Four years after Nigerian businessman Tayo Amusan’s Ketron Investment Limited, a subsidiary of Persianas Group, took over Shoprite Nigeria, the retail giant continues to face operational challenges leading to store closures in major cities. Shoprite outlets in Ilorin, Kwara State, and Ibadan, Oyo State, have closed amid weak consumer spending, rising operational costs, and stiff competition. Other key outlets in Lagos and Abuja have been reported to suffer from understocking and dwindling customer traffic.
The closures signify broader economic pressures impacting large-scale retail in Nigeria, such as double-digit inflation, rising rents—like the ₦66 million monthly rent reported for the Kano Ado Bayero Mall store—foreign exchange shortages, and supply chain disruptions. These factors have eroded profitability and made the big-box store model less sustainable.

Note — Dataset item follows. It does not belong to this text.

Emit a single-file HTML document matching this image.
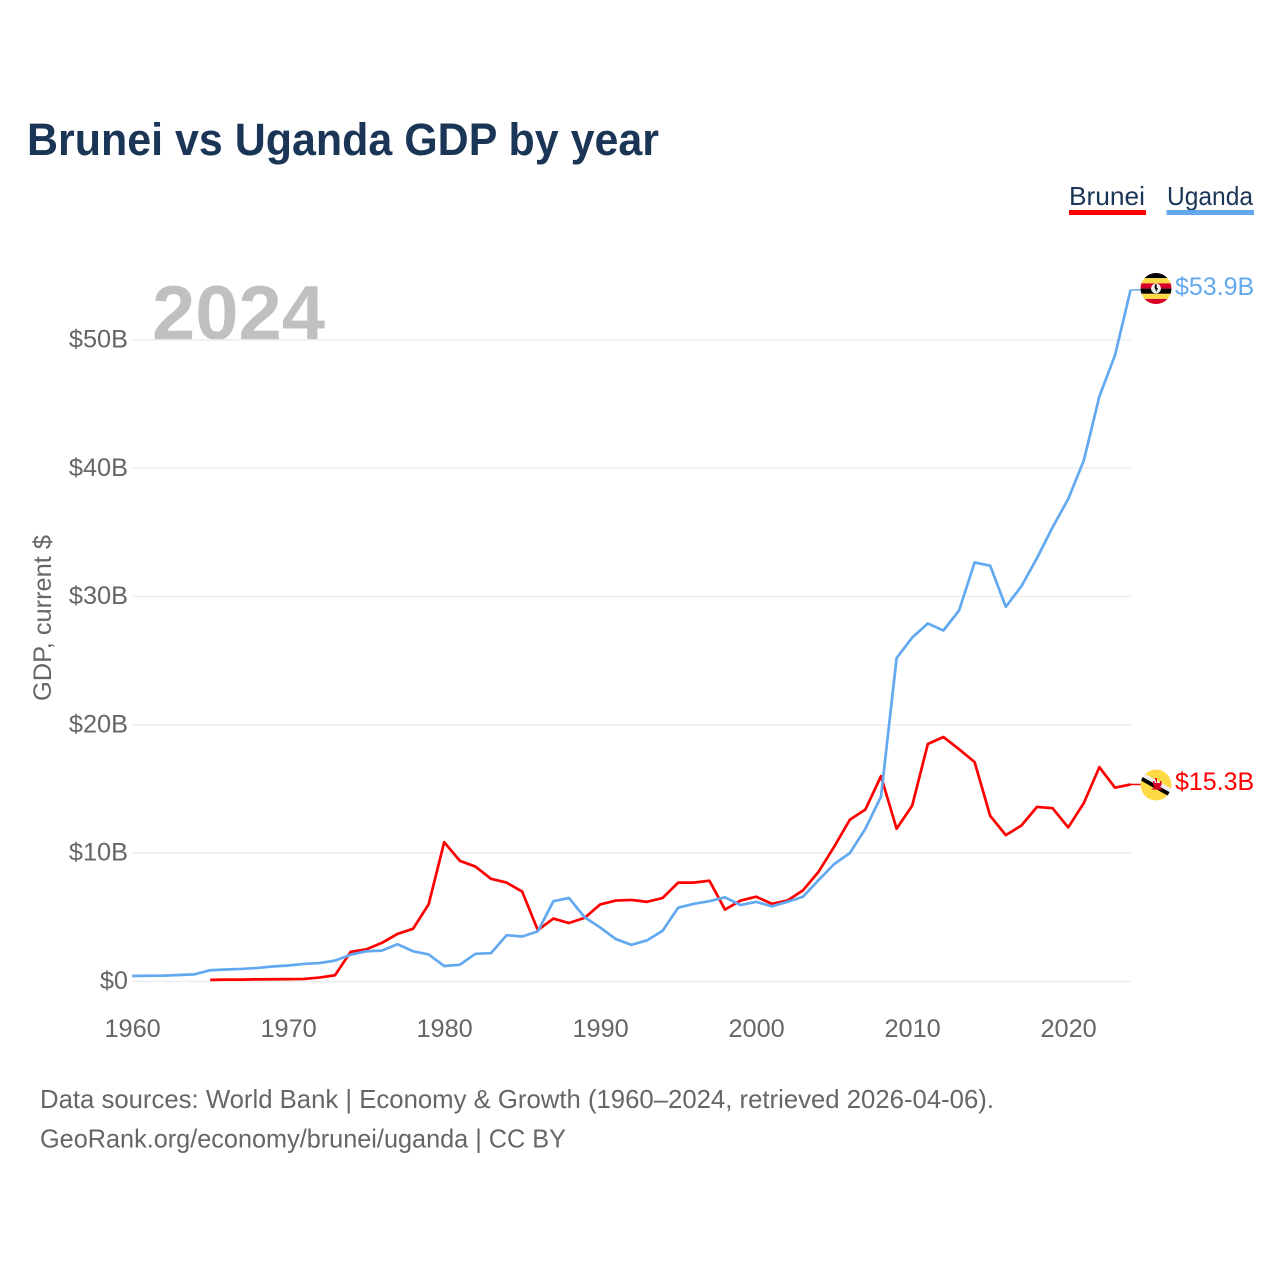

Despite these setbacks, Shoprite Nigeria management affirms they are not exiting the market. They are restructuring with a shift in business strategy, focusing more on smaller stores and strengthening local supply chains to adapt to Nigeria’s economic realities. The turnover of ownership from Shoprite International to local investors under Ketron in 2021 was initially seen as a boost to local retail expansion, but the operational realities have since forced a recalibration of ambitions.
The impact extends beyond Shoprite’s operations, affecting thousands of employees and local suppliers reliant on the retailer’s procurement contracts. Competitors such as Hubmart and Market Square, alongside e-commerce platforms like Jumia, are trying to fill the gap, but the retail environment in Nigeria remains challenging due to high costs and weak consumer purchasing power.